Aside from the inherent campiness found in the portrayal of men in monster suits fighting each other, Godzilla vs. Destoroyah is a serious, often bleak film that is sure to elicit an emotional response from even the most jaded of Godzilla fans. Surprisingly, it follows through with most of its grim ambitions, with a startling conclusion that will stay with you for a good long while. The final shot of the film provides a minor reprieve, showing a fully mature Godzilla Junior roaring amongst the ruined city of Tokyo, apparently revived by the immense energy expelled by Godzilla as he died.
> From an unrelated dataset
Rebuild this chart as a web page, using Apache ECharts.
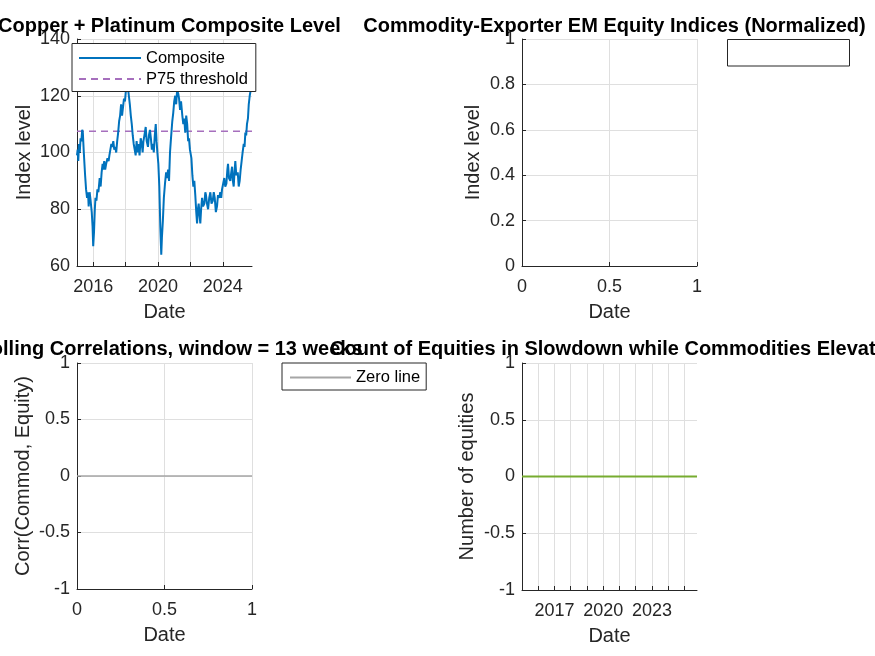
<!DOCTYPE html>
<html>
<head>
<meta charset="utf-8">
<script src="https://cdn.jsdelivr.net/npm/echarts@6.0.0/dist/echarts.min.js"></script>
<style>
  html, body { margin: 0; padding: 0; background: #fff; }
  #chart { width: 875px; height: 656px; }
</style>
</head>
<body>
<div id="chart"></div>
<script>
// composite level (decimal years)
const compYears = [
  2015.00, 2015.04, 2015.08, 2015.12, 2015.17, 2015.22, 2015.27, 2015.32, 2015.36, 2015.42,
  2015.50, 2015.56, 2015.62, 2015.68, 2015.72, 2015.78, 2015.84, 2015.91, 2015.96, 2016.00,
  2016.05, 2016.10, 2016.14, 2016.20, 2016.26, 2016.32, 2016.40, 2016.46, 2016.52, 2016.58,
  2016.62, 2016.68, 2016.74, 2016.80, 2016.88, 2016.95, 2017.00, 2017.06, 2017.12, 2017.18,
  2017.24, 2017.30, 2017.36, 2017.42, 2017.48, 2017.54, 2017.60, 2017.66, 2017.72, 2017.78,
  2017.84, 2017.90, 2017.96, 2018.02, 2018.08, 2018.14, 2018.20, 2018.26, 2018.32, 2018.38,
  2018.44, 2018.50, 2018.56, 2018.62, 2018.68, 2018.74, 2018.80, 2018.86, 2018.93, 2019.00,
  2019.05, 2019.10, 2019.16, 2019.24, 2019.30, 2019.38, 2019.44, 2019.50, 2019.56, 2019.62,
  2019.68, 2019.74, 2019.80, 2019.86, 2019.91, 2019.96, 2020.02, 2020.08, 2020.14, 2020.20,
  2020.24, 2020.30, 2020.36, 2020.43, 2020.50, 2020.56, 2020.62, 2020.68, 2020.74, 2020.80,
  2020.88, 2020.94, 2021.00, 2021.06, 2021.12, 2021.19, 2021.24, 2021.30, 2021.36, 2021.42,
  2021.50, 2021.56, 2021.62, 2021.68, 2021.74, 2021.80, 2021.86, 2021.91, 2021.97, 2022.06,
  2022.12, 2022.18, 2022.24, 2022.30, 2022.36, 2022.41, 2022.46, 2022.51, 2022.56, 2022.61,
  2022.66, 2022.72, 2022.78, 2022.86, 2022.92, 2022.96, 2023.02, 2023.09, 2023.16, 2023.23,
  2023.30, 2023.38, 2023.44, 2023.50, 2023.57, 2023.64, 2023.70, 2023.78, 2023.84, 2023.90,
  2023.95, 2024.02, 2024.09, 2024.15, 2024.22, 2024.28, 2024.32, 2024.38, 2024.46, 2024.52,
  2024.57, 2024.62, 2024.67, 2024.72, 2024.77, 2024.83, 2024.92, 2024.98, 2025.04, 2025.10,
  2025.16, 2025.22, 2025.29, 2025.34, 2025.39, 2025.44, 2025.49, 2025.55, 2025.60, 2025.66,
  2025.72, 2025.80
];
const compValues = [
  99, 101, 97, 103, 100, 105, 104, 108, 107, 100,
  92, 87, 84, 86, 81, 86, 83, 79, 74, 67,
  72, 80, 84, 83, 87, 86, 91, 88, 93, 96,
  94, 97, 94, 96, 98, 97, 99, 101, 103, 102,
  104, 101, 102, 100, 104, 107, 111, 113, 117, 113,
  116, 119, 118, 122, 125, 123, 120, 117, 113, 110,
  106, 103, 101, 99, 104, 100, 103, 99, 105, 103,
  100, 104, 106, 109, 104, 102, 106, 108, 105, 101,
  103, 100, 106, 110, 104, 100, 96, 88, 74, 64,
  70, 76, 84, 89, 93, 91, 94, 90, 100, 105,
  111, 114, 118, 120, 117, 123, 121, 119, 115, 118,
  113, 110, 112, 107, 113, 110, 104, 105, 101, 98,
  92, 88, 90, 85, 79, 75, 80, 82, 78, 75,
  80, 84, 81, 82, 86, 85, 82, 80, 84, 86,
  82, 83, 86, 84, 79, 81, 85, 84, 86, 84,
  87, 89, 91, 88, 89, 94, 96, 91, 90, 93,
  95, 90, 88, 93, 97, 92, 93, 88, 90, 94,
  97, 100, 103, 102, 107, 106, 110, 112, 117, 120,
  122, 126
];
const p75Value = 107.5;

const compTickYears = [2016, 2018, 2020, 2022, 2024];
const compLabelYears = [2016, 2020, 2024];

// rolling correlation panel: only the zero line
const zeroX = [0, 1];
const zeroY = [0, 0];

// count of equities in slowdown (all zero)
const countYears = [2015.0, 2025.77];
const countValues = [0, 0];
const countTickYears = [2016, 2017, 2018, 2019, 2020, 2021, 2022, 2023, 2024, 2025];
const countLabelYears = [2017, 2020, 2023];

const FONT = "'Liberation Sans', Arial, Helvetica, sans-serif";
const AX = '#262626';
const GRID = '#dfdfdf';

function axisBase(extra) {
  return Object.assign({
    axisLine: { show: true, onZero: false, lineStyle: { color: AX, width: 1 } },
    axisTick: { show: true, inside: true, length: 4, lineStyle: { color: AX } },
    splitLine: { show: true, lineStyle: { color: GRID, width: 1 } },
    nameLocation: 'middle',
    nameTextStyle: { fontFamily: FONT, fontSize: 20, color: AX },
  }, extra);
}
function labelStyle(o) {
  return Object.assign({ fontFamily: FONT, fontSize: 18, color: AX }, o);
}
const titleStyle = { fontFamily: FONT, fontSize: 20, fontWeight: 'bold', color: '#000' };

let myChart = echarts.init(document.getElementById('chart'), null, { renderer: 'canvas' });

let option = {
  animation: false,
  backgroundColor: '#fff',
  title: [
    { text: 'Copper + Platinum Composite Level', left: 164.5, top: 11, textAlign: 'center', textStyle: titleStyle },
    { text: 'Commodity-Exporter EM Equity Indices (Normalized)', left: 609.5, top: 11, textAlign: 'center', textStyle: titleStyle },
    { text: 'Rolling Correlations, window = 13 weeks', left: 164.5, top: 334, textAlign: 'center', textStyle: titleStyle },
    { text: 'Count of Equities in Slowdown while Commodities Elevated', left: 609.5, top: 334, textAlign: 'center', textStyle: titleStyle }
  ],
  grid: [
    { left: 77, top: 39, width: 175, height: 227, outerBoundsMode: 'none' },
    { left: 522, top: 39, width: 175, height: 227, outerBoundsMode: 'none' },
    { left: 77, top: 363, width: 175, height: 226, outerBoundsMode: 'none' },
    { left: 522, top: 363, width: 175, height: 227, outerBoundsMode: 'none' }
  ],
  legend: [
    {
      data: ['Composite', 'P75 threshold'],
      orient: 'vertical', left: 72, top: 43.5,
      backgroundColor: '#fff', borderColor: AX, borderWidth: 1,
      padding: [6, 8, 4, 6], itemGap: 4, itemWidth: 62, itemHeight: 17,
      itemStyle: { opacity: 0 },
      textStyle: { fontFamily: FONT, fontSize: 16.5, color: '#000' },
      selectedMode: false, z: 10
    },
    {
      data: ['Zero line'],
      orient: 'vertical', left: 282, top: 363,
      backgroundColor: '#fff', borderColor: AX, borderWidth: 1,
      padding: [6, 6, 4, 7], itemGap: 4, itemWidth: 61, itemHeight: 17,
      itemStyle: { opacity: 0 },
      textStyle: { fontFamily: FONT, fontSize: 16.5, color: '#000' },
      selectedMode: false, z: 10
    }
  ],
  graphic: [
    // empty legend box of the equity panel
    { type: 'rect', shape: { x: 727.5, y: 39.5, width: 122, height: 26.5 },
      style: { fill: '#fff', stroke: AX, lineWidth: 1 }, z: 10 }
  ],
  xAxis: [
    axisBase({
      type: 'value', gridIndex: 0, min: 2015, max: 2025.8,
      axisTick: { show: true, inside: true, length: 4, lineStyle: { color: AX }, customValues: compTickYears },
      axisLabel: labelStyle({ margin: 12, customValues: compLabelYears, formatter: v => String(Math.round(v)) }),
      name: 'Date', nameGap: 36
    }),
    axisBase({
      type: 'value', gridIndex: 1, min: 0, max: 1, interval: 0.5,
      axisLabel: labelStyle({ margin: 12 }),
      name: 'Date', nameGap: 36
    }),
    axisBase({
      type: 'value', gridIndex: 2, min: 0, max: 1, interval: 0.5,
      axisLabel: labelStyle({ margin: 12 }),
      name: 'Date', nameGap: 36
    }),
    axisBase({
      type: 'value', gridIndex: 3, min: 2015, max: 2025.77,
      axisTick: { show: true, inside: true, length: 4, lineStyle: { color: AX }, customValues: countTickYears },
      axisLabel: labelStyle({ margin: 12, customValues: countLabelYears, formatter: v => String(Math.round(v)) }),
      name: 'Date', nameGap: 36
    })
  ],
  yAxis: [
    axisBase({
      type: 'value', gridIndex: 0, min: 60, max: 140, interval: 20,
      axisLabel: labelStyle({ margin: 7 }),
      name: 'Index level', nameGap: 43
    }),
    axisBase({
      type: 'value', gridIndex: 1, min: 0, max: 1, interval: 0.2,
      axisLabel: labelStyle({ margin: 7 }),
      name: 'Index level', nameGap: 39
    }),
    axisBase({
      type: 'value', gridIndex: 2, min: -1, max: 1, interval: 0.5,
      axisLabel: labelStyle({ margin: 7 }),
      name: 'Corr(Commod, Equity)', nameGap: 44
    }),
    axisBase({
      type: 'value', gridIndex: 3, min: -1, max: 1, interval: 0.5,
      axisLabel: labelStyle({ margin: 7 }),
      name: 'Number of equities', nameGap: 45
    })
  ],
  series: [
    {
      name: 'Composite', type: 'line', xAxisIndex: 0, yAxisIndex: 0,
      symbol: 'none', color: '#0072BD',
      lineStyle: { width: 2, color: '#0072BD' },
      data: compYears.map((y, i) => [y, compValues[i]]),
      z: 3
    },
    {
      name: 'P75 threshold', type: 'line', xAxisIndex: 0, yAxisIndex: 0,
      symbol: 'none', color: '#a66fbd',
      lineStyle: { width: 1.5, color: '#a66fbd', type: [7, 5] },
      data: [[compYears[0], p75Value], [compYears[compYears.length - 1], p75Value]],
      z: 2
    },
    {
      name: 'Zero line', type: 'line', xAxisIndex: 2, yAxisIndex: 2,
      symbol: 'none', color: '#a6a6a6',
      lineStyle: { width: 1.5, color: '#a6a6a6' },
      data: zeroX.map((x, i) => [x, zeroY[i]])
    },
    {
      name: 'Count', type: 'line', xAxisIndex: 3, yAxisIndex: 3,
      symbol: 'none', color: '#77AC30',
      lineStyle: { width: 2, color: '#77AC30' },
      data: countYears.map((x, i) => [x, countValues[i]])
    }
  ]
};

myChart.setOption(option);
</script>
</body>
</html>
All in all, this is easily one of the best and most riveting Godzilla films. In most cases, I feel that a grim premise detracts from the enjoyment of a Godzilla film, but it is handled quite well here. Although its effect is somewhat negated by a strange contrivance at the end of the film, Godzilla Junior’s death midway through is quite shocking, and gives us a real reason to cheer for Godzilla in his battle against Destoroyah. And it goes without saying that Godzilla’s own death is profoundly impactful, with even the human characters in the film showing remorse. The Heisei era got the finale it deserved, and despite the implication that Godzilla Junior could take over as the protagonist of the next film, the series would take a hiatus to allow Hollywood a shot at its own Godzilla film.
Featured Kaiju: Godzilla, Godzilla Junior, Destoroyah
Fun Fact: This is composer Akira Ifukube’s final score for a Godzilla film
Memorable Moment: Godzilla’s death, of course!